** Begin **

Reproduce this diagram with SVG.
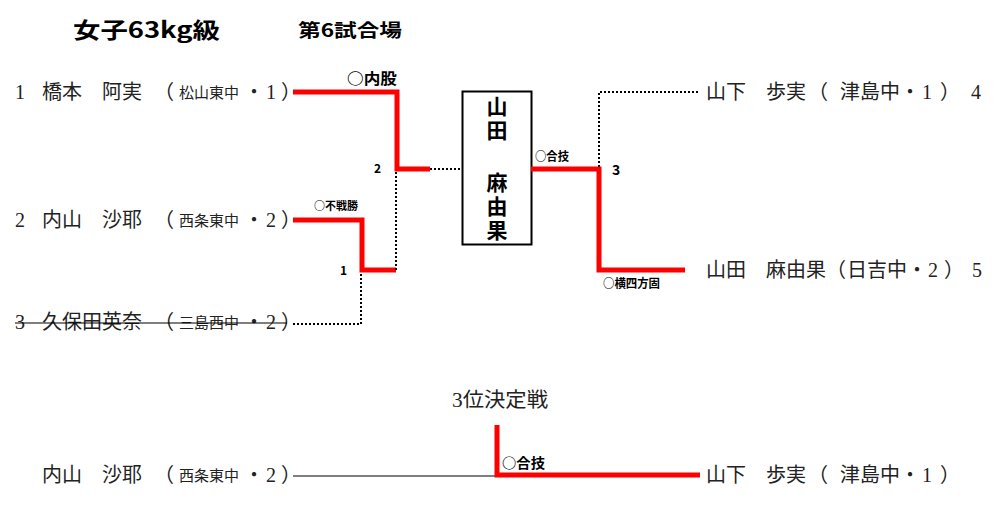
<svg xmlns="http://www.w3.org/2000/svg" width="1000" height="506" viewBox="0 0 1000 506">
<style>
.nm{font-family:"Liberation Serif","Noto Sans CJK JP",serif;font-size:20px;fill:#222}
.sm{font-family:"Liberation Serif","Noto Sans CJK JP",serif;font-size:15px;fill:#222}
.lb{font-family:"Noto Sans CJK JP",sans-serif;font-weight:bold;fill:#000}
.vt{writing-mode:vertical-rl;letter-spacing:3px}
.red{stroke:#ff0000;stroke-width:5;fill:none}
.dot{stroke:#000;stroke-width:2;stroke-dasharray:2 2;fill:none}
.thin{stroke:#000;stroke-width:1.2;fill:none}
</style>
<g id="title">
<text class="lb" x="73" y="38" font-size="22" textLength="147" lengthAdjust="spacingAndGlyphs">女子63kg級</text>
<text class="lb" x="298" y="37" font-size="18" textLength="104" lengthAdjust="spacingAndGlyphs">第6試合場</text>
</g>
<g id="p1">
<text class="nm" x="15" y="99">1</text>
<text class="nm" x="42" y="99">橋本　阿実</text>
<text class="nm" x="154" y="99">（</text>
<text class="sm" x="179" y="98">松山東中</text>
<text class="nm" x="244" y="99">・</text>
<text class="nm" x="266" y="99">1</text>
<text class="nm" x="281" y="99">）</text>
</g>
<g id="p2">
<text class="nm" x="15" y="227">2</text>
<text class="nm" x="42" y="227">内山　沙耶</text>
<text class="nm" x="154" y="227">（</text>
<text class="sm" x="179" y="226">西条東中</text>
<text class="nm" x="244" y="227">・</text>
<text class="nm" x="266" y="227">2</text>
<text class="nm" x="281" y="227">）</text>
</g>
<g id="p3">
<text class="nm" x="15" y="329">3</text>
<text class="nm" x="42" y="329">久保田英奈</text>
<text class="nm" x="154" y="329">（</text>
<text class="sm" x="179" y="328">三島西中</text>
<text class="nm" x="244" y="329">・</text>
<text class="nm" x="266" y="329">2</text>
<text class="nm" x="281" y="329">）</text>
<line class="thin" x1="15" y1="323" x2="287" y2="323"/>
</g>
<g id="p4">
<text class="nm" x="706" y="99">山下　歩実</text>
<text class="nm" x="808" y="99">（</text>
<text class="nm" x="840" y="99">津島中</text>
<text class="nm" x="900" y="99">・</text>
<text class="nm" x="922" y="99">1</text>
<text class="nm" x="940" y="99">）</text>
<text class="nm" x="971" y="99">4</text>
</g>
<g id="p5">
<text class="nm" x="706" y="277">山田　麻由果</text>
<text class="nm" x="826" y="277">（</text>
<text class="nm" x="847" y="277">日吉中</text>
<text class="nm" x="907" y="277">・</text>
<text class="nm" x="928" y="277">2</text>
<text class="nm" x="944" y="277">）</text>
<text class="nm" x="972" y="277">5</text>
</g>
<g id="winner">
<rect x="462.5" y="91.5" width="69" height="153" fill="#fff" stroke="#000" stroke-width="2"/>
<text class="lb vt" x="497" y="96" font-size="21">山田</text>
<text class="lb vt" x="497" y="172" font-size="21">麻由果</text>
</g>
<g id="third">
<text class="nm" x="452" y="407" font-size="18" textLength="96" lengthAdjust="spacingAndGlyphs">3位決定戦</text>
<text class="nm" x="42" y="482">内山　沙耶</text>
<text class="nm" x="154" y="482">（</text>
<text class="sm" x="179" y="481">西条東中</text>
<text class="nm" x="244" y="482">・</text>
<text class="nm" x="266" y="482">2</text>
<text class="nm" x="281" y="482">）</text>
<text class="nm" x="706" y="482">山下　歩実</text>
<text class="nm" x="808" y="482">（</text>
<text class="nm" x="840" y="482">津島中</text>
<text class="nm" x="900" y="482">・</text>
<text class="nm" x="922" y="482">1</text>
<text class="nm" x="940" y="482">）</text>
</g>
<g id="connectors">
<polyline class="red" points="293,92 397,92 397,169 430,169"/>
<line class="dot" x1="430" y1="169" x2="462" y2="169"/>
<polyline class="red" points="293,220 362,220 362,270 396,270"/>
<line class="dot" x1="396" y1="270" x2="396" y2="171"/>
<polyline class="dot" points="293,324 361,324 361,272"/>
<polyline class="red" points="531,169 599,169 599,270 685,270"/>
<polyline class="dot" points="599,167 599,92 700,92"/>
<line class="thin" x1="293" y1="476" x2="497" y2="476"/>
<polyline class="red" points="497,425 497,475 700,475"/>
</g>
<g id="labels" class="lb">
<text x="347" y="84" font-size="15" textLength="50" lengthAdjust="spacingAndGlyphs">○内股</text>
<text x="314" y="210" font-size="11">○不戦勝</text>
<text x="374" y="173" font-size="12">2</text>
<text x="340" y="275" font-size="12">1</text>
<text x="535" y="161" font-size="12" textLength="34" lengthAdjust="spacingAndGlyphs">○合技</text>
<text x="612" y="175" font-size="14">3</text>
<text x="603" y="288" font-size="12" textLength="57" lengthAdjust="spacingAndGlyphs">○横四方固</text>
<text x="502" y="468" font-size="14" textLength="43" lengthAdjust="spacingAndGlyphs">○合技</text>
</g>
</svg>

** End **

Stated task: Repeat the data exactly, dropping every picture it holds.

Task result:
Reproduce this diagram with SVG.
<svg xmlns="http://www.w3.org/2000/svg" width="1000" height="506" viewBox="0 0 1000 506">
<style>
.nm{font-family:"Liberation Serif","Noto Sans CJK JP",serif;font-size:20px;fill:#222}
.sm{font-family:"Liberation Serif","Noto Sans CJK JP",serif;font-size:15px;fill:#222}
.lb{font-family:"Noto Sans CJK JP",sans-serif;font-weight:bold;fill:#000}
.vt{writing-mode:vertical-rl;letter-spacing:3px}
.red{stroke:#ff0000;stroke-width:5;fill:none}
.dot{stroke:#000;stroke-width:2;stroke-dasharray:2 2;fill:none}
.thin{stroke:#000;stroke-width:1.2;fill:none}
</style>
<g id="title">
<text class="lb" x="73" y="38" font-size="22" textLength="147" lengthAdjust="spacingAndGlyphs">女子63kg級</text>
<text class="lb" x="298" y="37" font-size="18" textLength="104" lengthAdjust="spacingAndGlyphs">第6試合場</text>
</g>
<g id="p1">
<text class="nm" x="15" y="99">1</text>
<text class="nm" x="42" y="99">橋本　阿実</text>
<text class="nm" x="154" y="99">（</text>
<text class="sm" x="179" y="98">松山東中</text>
<text class="nm" x="244" y="99">・</text>
<text class="nm" x="266" y="99">1</text>
<text class="nm" x="281" y="99">）</text>
</g>
<g id="p2">
<text class="nm" x="15" y="227">2</text>
<text class="nm" x="42" y="227">内山　沙耶</text>
<text class="nm" x="154" y="227">（</text>
<text class="sm" x="179" y="226">西条東中</text>
<text class="nm" x="244" y="227">・</text>
<text class="nm" x="266" y="227">2</text>
<text class="nm" x="281" y="227">）</text>
</g>
<g id="p3">
<text class="nm" x="15" y="329">3</text>
<text class="nm" x="42" y="329">久保田英奈</text>
<text class="nm" x="154" y="329">（</text>
<text class="sm" x="179" y="328">三島西中</text>
<text class="nm" x="244" y="329">・</text>
<text class="nm" x="266" y="329">2</text>
<text class="nm" x="281" y="329">）</text>
<line class="thin" x1="15" y1="323" x2="287" y2="323"/>
</g>
<g id="p4">
<text class="nm" x="706" y="99">山下　歩実</text>
<text class="nm" x="808" y="99">（</text>
<text class="nm" x="840" y="99">津島中</text>
<text class="nm" x="900" y="99">・</text>
<text class="nm" x="922" y="99">1</text>
<text class="nm" x="940" y="99">）</text>
<text class="nm" x="971" y="99">4</text>
</g>
<g id="p5">
<text class="nm" x="706" y="277">山田　麻由果</text>
<text class="nm" x="826" y="277">（</text>
<text class="nm" x="847" y="277">日吉中</text>
<text class="nm" x="907" y="277">・</text>
<text class="nm" x="928" y="277">2</text>
<text class="nm" x="944" y="277">）</text>
<text class="nm" x="972" y="277">5</text>
</g>
<g id="winner">
<rect x="462.5" y="91.5" width="69" height="153" fill="#fff" stroke="#000" stroke-width="2"/>
<text class="lb vt" x="497" y="96" font-size="21">山田</text>
<text class="lb vt" x="497" y="172" font-size="21">麻由果</text>
</g>
<g id="third">
<text class="nm" x="452" y="407" font-size="18" textLength="96" lengthAdjust="spacingAndGlyphs">3位決定戦</text>
<text class="nm" x="42" y="482">内山　沙耶</text>
<text class="nm" x="154" y="482">（</text>
<text class="sm" x="179" y="481">西条東中</text>
<text class="nm" x="244" y="482">・</text>
<text class="nm" x="266" y="482">2</text>
<text class="nm" x="281" y="482">）</text>
<text class="nm" x="706" y="482">山下　歩実</text>
<text class="nm" x="808" y="482">（</text>
<text class="nm" x="840" y="482">津島中</text>
<text class="nm" x="900" y="482">・</text>
<text class="nm" x="922" y="482">1</text>
<text class="nm" x="940" y="482">）</text>
</g>
<g id="connectors">
<polyline class="red" points="293,92 397,92 397,169 430,169"/>
<line class="dot" x1="430" y1="169" x2="462" y2="169"/>
<polyline class="red" points="293,220 362,220 362,270 396,270"/>
<line class="dot" x1="396" y1="270" x2="396" y2="171"/>
<polyline class="dot" points="293,324 361,324 361,272"/>
<polyline class="red" points="531,169 599,169 599,270 685,270"/>
<polyline class="dot" points="599,167 599,92 700,92"/>
<line class="thin" x1="293" y1="476" x2="497" y2="476"/>
<polyline class="red" points="497,425 497,475 700,475"/>
</g>
<g id="labels" class="lb">
<text x="347" y="84" font-size="15" textLength="50" lengthAdjust="spacingAndGlyphs">○内股</text>
<text x="314" y="210" font-size="11">○不戦勝</text>
<text x="374" y="173" font-size="12">2</text>
<text x="340" y="275" font-size="12">1</text>
<text x="535" y="161" font-size="12" textLength="34" lengthAdjust="spacingAndGlyphs">○合技</text>
<text x="612" y="175" font-size="14">3</text>
<text x="603" y="288" font-size="12" textLength="57" lengthAdjust="spacingAndGlyphs">○横四方固</text>
<text x="502" y="468" font-size="14" textLength="43" lengthAdjust="spacingAndGlyphs">○合技</text>
</g>
</svg>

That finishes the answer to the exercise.